By Aileen Marshall
Not all Rockefeller University (RU) scientists have a traditional career path. Some go on to teach or continue research. But some expand their horizons while still keeping science in their life. One such Rockefeller alum is Zeena Nackerdien, a research associate in Joshua Lederberg’s lab from 2000 to 2008, who went on to a diverse career in medical writing and who has recently published a novel, The Heroine Next Door, with a science theme.
Nackerdien is originally from South Africa. She got her bachelor’s degree in biochemistry from the University of Cape Town. She then earned a Ph.D. in biochemistry at the University of Stellenbosch, in South Africa, studying chromatin structure.

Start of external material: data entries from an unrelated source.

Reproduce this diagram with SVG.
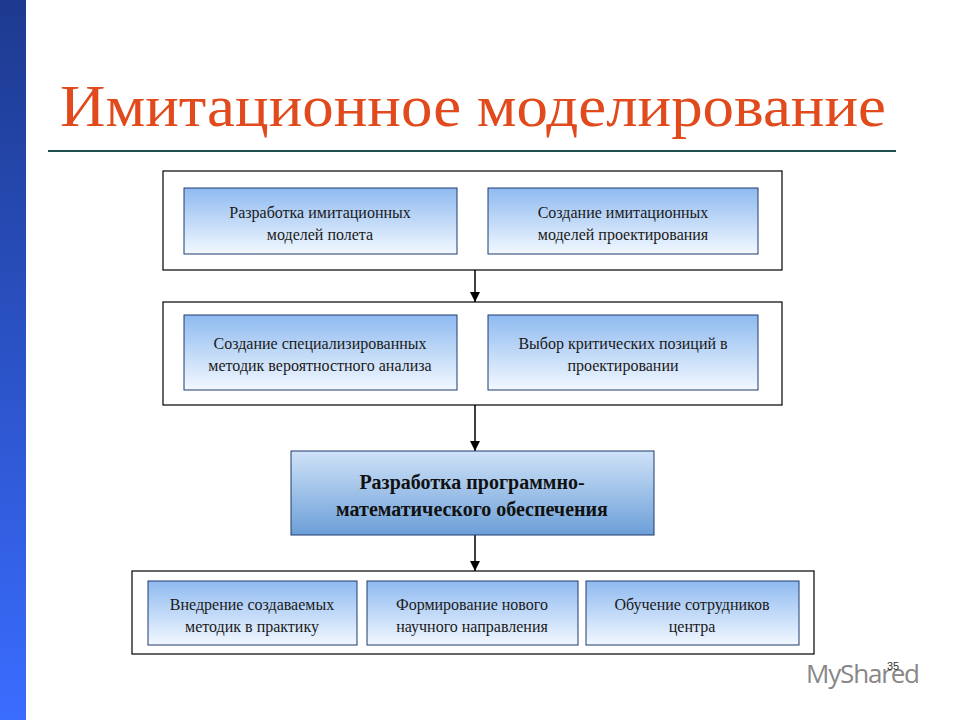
<svg xmlns="http://www.w3.org/2000/svg" width="960" height="720" viewBox="0 0 960 720">
<defs>
<linearGradient id="bar" x1="0" y1="0" x2="0" y2="1"><stop offset="0" stop-color="#1d3a8f"/><stop offset="1" stop-color="#3a6cff"/></linearGradient>
<linearGradient id="box" x1="0" y1="0" x2="0" y2="1"><stop offset="0" stop-color="#8fbaf0"/><stop offset="1" stop-color="#f2f8ff"/></linearGradient>
<linearGradient id="main" x1="0" y1="0" x2="0" y2="1"><stop offset="0" stop-color="#cfe2f8"/><stop offset="1" stop-color="#6c9fd8"/></linearGradient>
<marker id="arr" viewBox="0 0 10 10" refX="10" refY="5" markerWidth="10" markerHeight="10" markerUnits="userSpaceOnUse" orient="auto"><path d="M0,0L10,5L0,10z" fill="#000"/></marker>
<style>
.frame{fill:#fff;stroke:#000;stroke-width:1.2}
.b{fill:url(#box);stroke:#1f3a6e;stroke-width:1}
.t{font-family:"Liberation Serif",serif;font-size:16px;fill:#1a1a1a;text-anchor:middle}
.m{font-family:"Liberation Serif",serif;font-size:20px;font-weight:bold;fill:#111;text-anchor:middle}
.c{stroke:#000;stroke-width:1.5;fill:none;marker-end:url(#arr)}
</style>
</defs>
<rect width="960" height="720" fill="#fff"/>
<rect x="0" y="0" width="26" height="720" fill="url(#bar)"/>
<text x="60" y="126" font-family="Liberation Serif,serif" font-size="60" fill="#e04a1c" textLength="826" lengthAdjust="spacingAndGlyphs">Имитационное моделирование</text>
<line x1="48" y1="151" x2="896" y2="151" stroke="#1f4f4f" stroke-width="2"/>
<g id="connectors">
<line class="c" x1="475" y1="270" x2="475" y2="302"/>
<line class="c" x1="475" y1="405" x2="475" y2="451"/>
<line class="c" x1="475" y1="535" x2="475" y2="571"/>
</g>
<g id="group1"><rect class="frame" x="163" y="171" width="619" height="99"/>
<g id="n1"><rect class="b" x="184" y="188" width="273" height="66"/><text class="t" x="320" y="218">Разработка имитационных</text><text class="t" x="320" y="240">моделей полета</text></g>
<g id="n2"><rect class="b" x="488" y="188" width="270" height="66"/><text class="t" x="623" y="218">Создание имитационных</text><text class="t" x="623" y="240">моделей проектирования</text></g></g>
<g id="group2"><rect class="frame" x="163" y="302" width="619" height="103"/>
<g id="n3"><rect class="b" x="184" y="315" width="273" height="75"/><text class="t" x="320" y="349">Создание специализированных</text><text class="t" x="320" y="371">методик вероятностного анализа</text></g>
<g id="n4"><rect class="b" x="488" y="315" width="270" height="75"/><text class="t" x="623" y="349">Выбор критических позиций в</text><text class="t" x="623" y="371">проектировании</text></g></g>
<g id="n5"><rect x="291" y="451" width="363" height="84" fill="url(#main)" stroke="#1f3a6e"/><text class="m" x="472" y="489">Разработка программно-</text><text class="m" x="472" y="516">математического обеспечения</text></g>
<g id="group3"><rect class="frame" x="132" y="571" width="682" height="83"/>
<g id="n6"><rect class="b" x="148" y="581" width="209" height="64"/><text class="t" x="252" y="610">Внедрение создаваемых</text><text class="t" x="252" y="632">методик в практику</text></g>
<g id="n7"><rect class="b" x="367" y="581" width="211" height="64"/><text class="t" x="472" y="610">Формирование нового</text><text class="t" x="472" y="632">научного направления</text></g>
<g id="n8"><rect class="b" x="586" y="581" width="213" height="64"/><text class="t" x="692" y="610">Обучение сотрудников</text><text class="t" x="692" y="632">центра</text></g></g>
<text x="806" y="683" font-family="Open Sans,sans-serif" font-size="26" fill="#6a6a6a" opacity="0.8" textLength="114">MyShared</text>
<text x="887" y="670" font-family="Liberation Sans,sans-serif" font-size="11" fill="#333">35</text>
</svg>
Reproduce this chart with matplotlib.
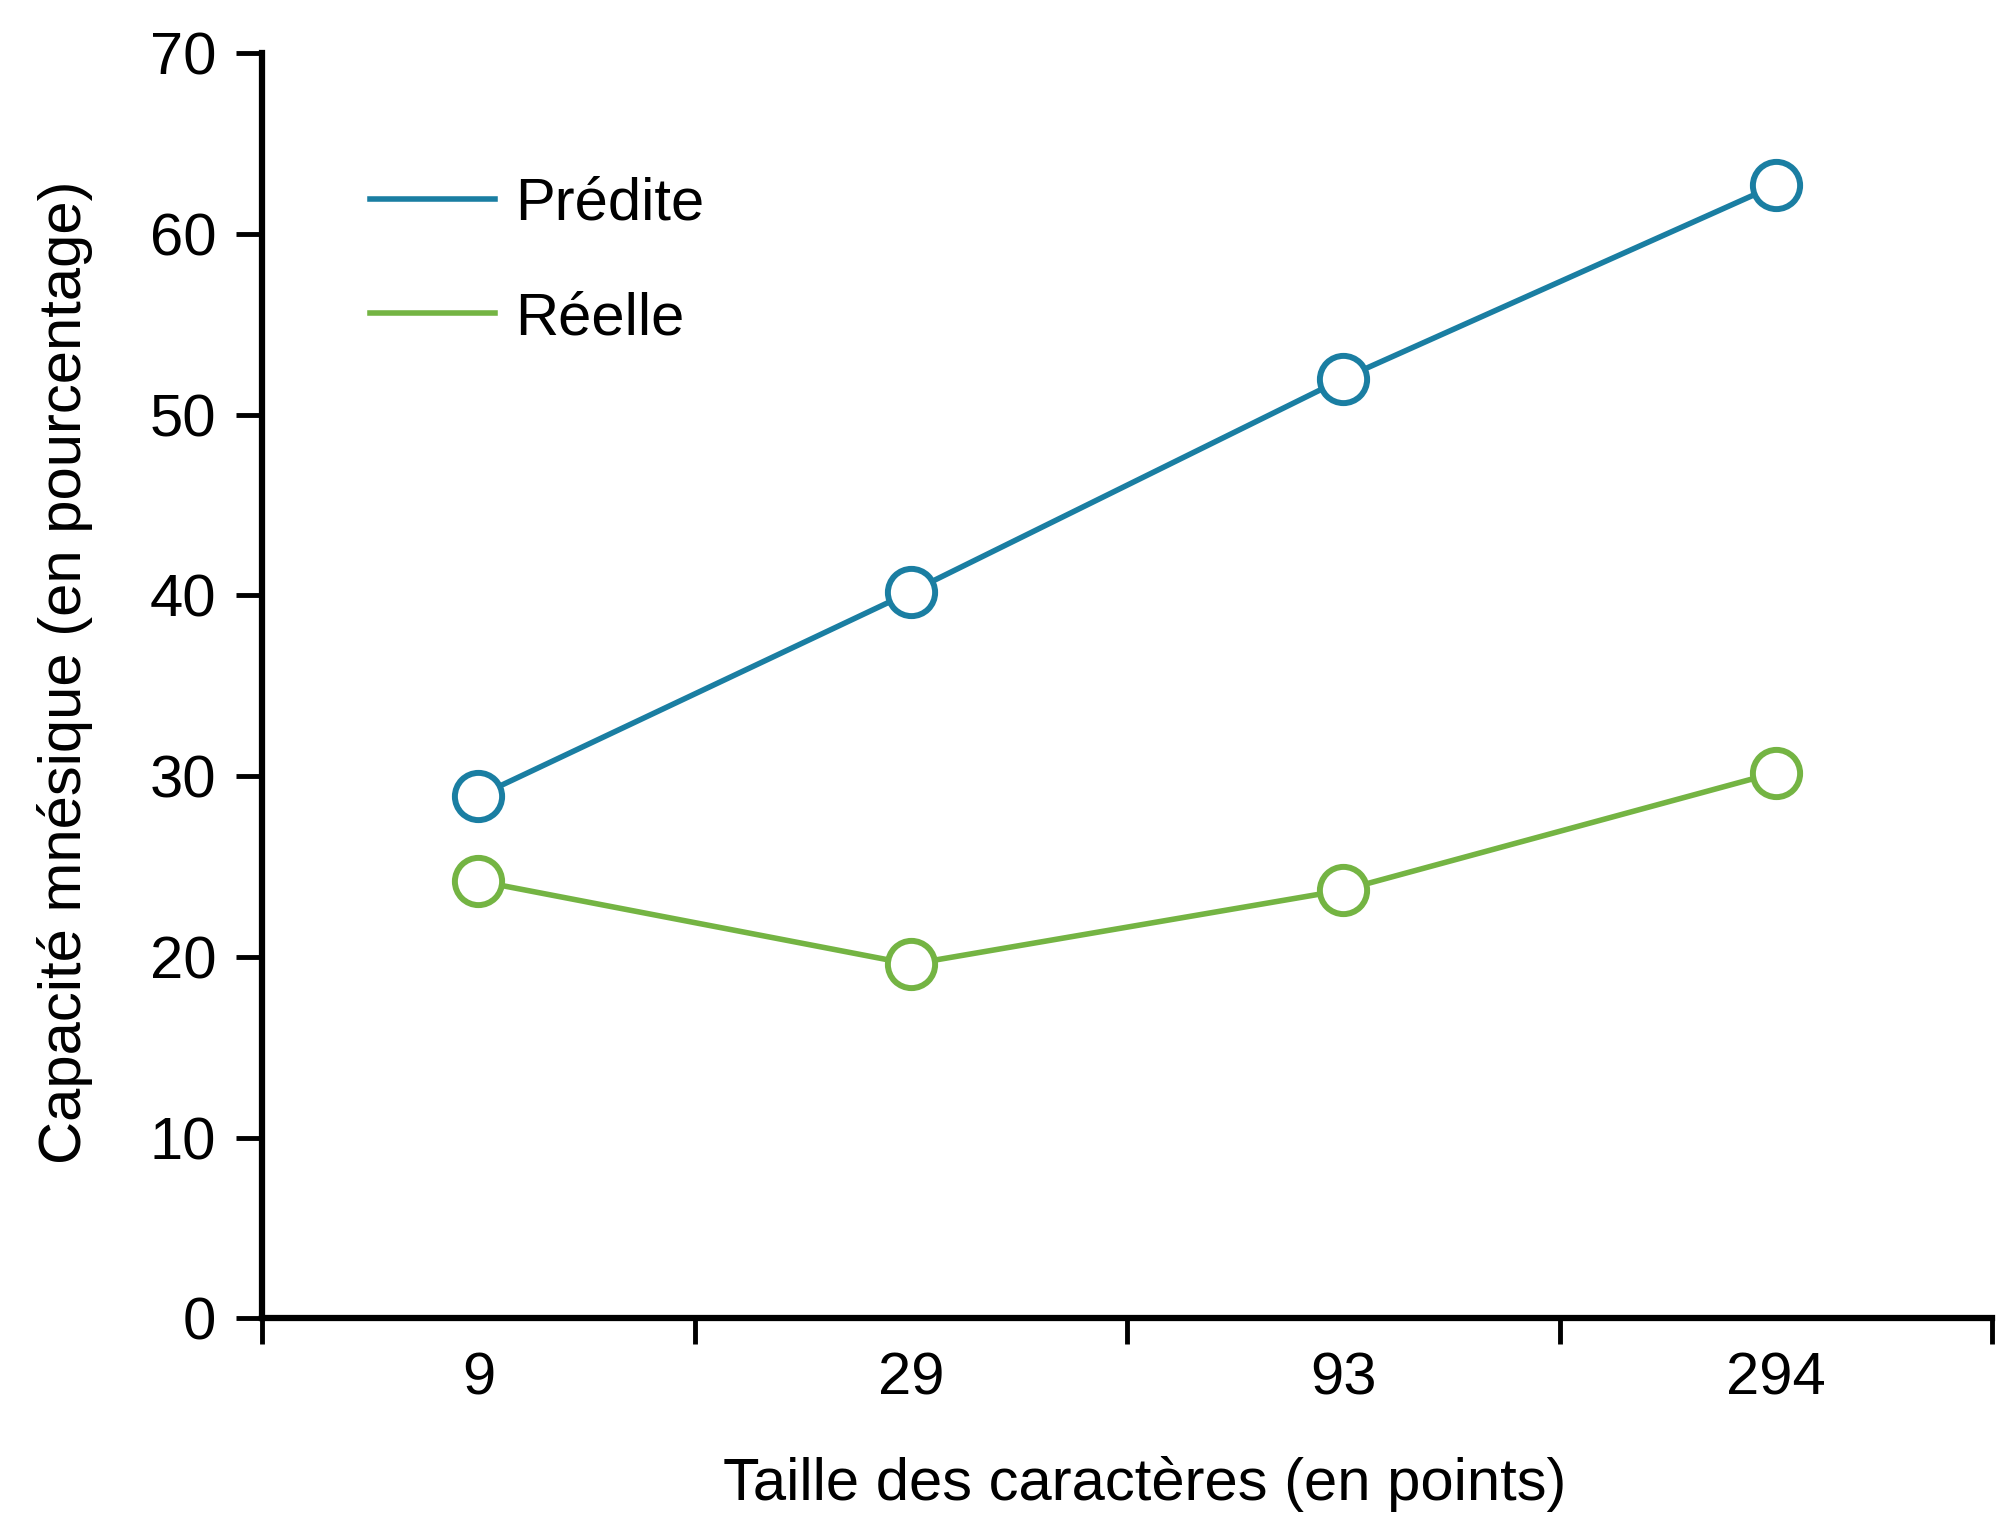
import numpy as np
import matplotlib
matplotlib.use('Agg')
import matplotlib.pyplot as plt
from matplotlib.lines import Line2D

plt.rcParams['font.family'] = ['Liberation Sans', 'DejaVu Sans']

# tailles de caractères (catégories) et capacité mnésique en %
tailles = ['9', '29', '93', '294']
predite = [28.9, 40.2, 52.0, 62.7]
reelle = [24.2, 19.6, 23.7, 30.2]

bleu = '#1a7ea2'
vert = '#74b443'
fs = 43

fig = plt.figure(figsize=(20.02, 15.19), dpi=100)
ax = fig.add_axes([0.131, 0.132, 0.864, 0.833])

x = np.arange(len(tailles))
ax.plot(x, predite, '-o', color=bleu, lw=4, ms=34, mew=4.3, mfc='white')
ax.plot(x, reelle, '-o', color=vert, lw=4, ms=34, mew=4.3, mfc='white')

ax.set_xlim(-0.5, 3.5)
ax.set_ylim(0, 70)
ax.set_yticks(range(0, 71, 10))
ax.set_xticks(x)
ax.set_xticklabels(tailles)
ax.set_xticks(np.arange(-0.5, 3.6, 1), minor=True)

for s in ['top', 'right']:
    ax.spines[s].set_visible(False)
for s in ['left', 'bottom']:
    ax.spines[s].set_linewidth(4.5)

ax.tick_params(axis='y', length=19, width=3.5, pad=14, labelsize=fs)
ax.tick_params(axis='x', which='major', length=0, pad=24, labelsize=fs)
ax.tick_params(axis='x', which='minor', length=19, width=3.5)

ax.set_xlabel('Taille des caractères (en points)', fontsize=fs)
ax.xaxis.set_label_coords(0.51, -0.109)
ax.set_ylabel('Capacité mnésique (en pourcentage)', fontsize=fs)
ax.yaxis.set_label_coords(-0.098, 0.511)

# légende sans cadre, en haut à gauche
handles = [Line2D([], [], color=bleu, lw=4), Line2D([], [], color=vert, lw=4)]
ax.legend(handles, ['Prédite', 'Réelle'], loc='upper left',
          bbox_to_anchor=(0.031, 0.945), frameon=False, fontsize=fs,
          handlelength=2.1, handletextpad=0.33, labelspacing=1.0)

fig.savefig('out.png', dpi=100)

In 1989 she was offered the position of guest researcher at The National Institute of Standards and Technology (NIST) in Gaithersburg, Maryland, and decided to take the opportunity. At NIST she helped to identify indicators in DNA associated with free radical damage, and learned to perform capillary electrophoresis of nucleic acids. She then worked as a post-doc at Memorial Sloan Kettering for a year. Nackerdien moved to RU in 2000, where she began her eight-year stint. “Like many post-docs, I had a series of stop-and-go experimental projects that ended in frustration,” Nackerdien remembers. While in the lab she published a hypothesis with Professor David Thaler on the rearrangements of chromosomes in cancer and evolution. She also worked on bacterial growth. She described the experience as “tearing my hair out over an inability to explain the bursts of fast growth observed in rich media of a Gram-negative pathogen, Vibrio parahaemolyticus.” Vibrios are a genus of bacteria that often cause infection from eating undercooked seafood. Some strains give off light. “We showed that the growth rates of the light-emitting Vibrios could be impacted by bioluminescence-dependent- and independent-components. However, the buried headline is that some bacterial strains can double very quickly in a manner that cannot easily be attributed to artifacts,” Nackerdien said. She published a paper on this with Dr. Lederberg and Dr. Bonnie Bassler of Princeton University, an expert in quorum sensing. Nackerdien was working on cultivating other bacterial species of the microbiome not easily done by standard plating techniques. Sadly, Dr. Lederberg died in 2008. It was then that she decided to start a writing career, “I have always been a poet at heart. However, it has taken me many years, first as a medical writer, then a patient advocate, and now an author to come up with a blended style that articulates my unique spirit.”